TITLE

Privacy Patchwork

AUTHOR(S)
Friel, Alan L.
PUB. DATE
November 2004
SOURCE
Marketing Management;Nov/Dec2004, Vol. 13 Issue 6, p48
SOURCE TYPE
Periodical
DOC. TYPE
Article
ABSTRACT
This article relates several legal issues concerning marketing that U.S.-based companies should be aware of, as of November 2004. Recent state legislation has created a patchwork of Internet laws regarding privacy, security, and online advertising similar to those in thee-mail arena prior to the federal CAN SPAM Act. These regulations create a maze of obligations for companies that have corporate Web sites or use the Internet to communicate with consumers. Marketing managers need to be aware of recent legal changes in privacy policies, direct marketing, cyber-security, and certain forms of online advertising. In the early days of the Web, the general rule was that U.S.-based companies disclosed what personally identifiable information (PII) was collected and how it was used within their privacy policies.
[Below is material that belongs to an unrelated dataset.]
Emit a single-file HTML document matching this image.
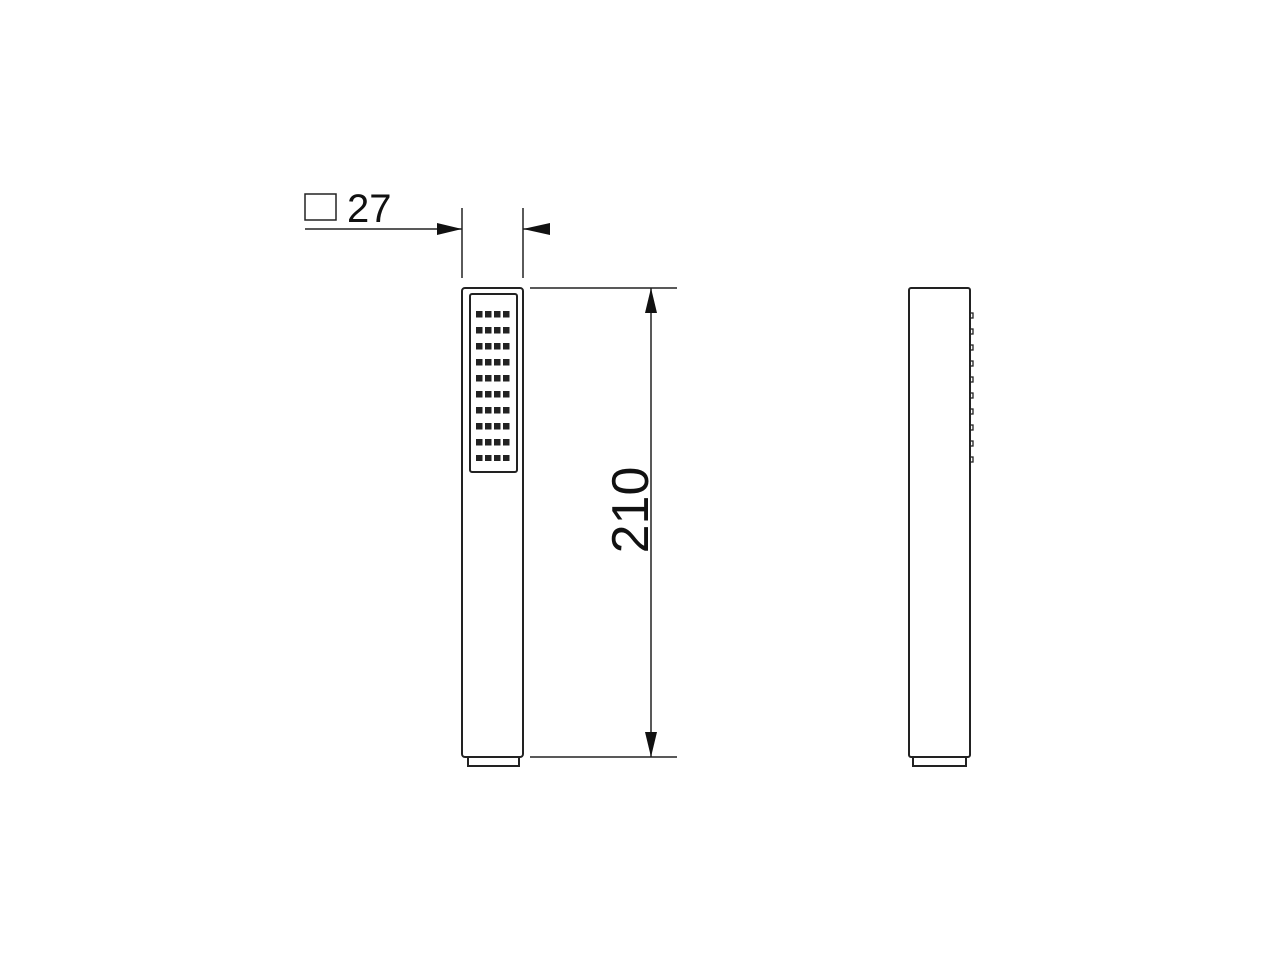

Most companies are familiar with the requirements that came from the first wave of regulations, regarding marketing to children, healthcare information, or financial information. More recently, there is a growing trend to require specific disclosures, notifications, and opt-in/opt-out requirements. Beginning in 2005, a California statute will allow customers to demand that companies provide information about what PII has been given to direct marketers and which marketers the information was given to in the preceding calendar year. The U.S. Federal Trade Commission has promulgated guidelines requiring that Web sites maintain and disclose security procedures. Any representation of security will be taken to mean that the company has designated personnel to run a security program and complies with the guidelines.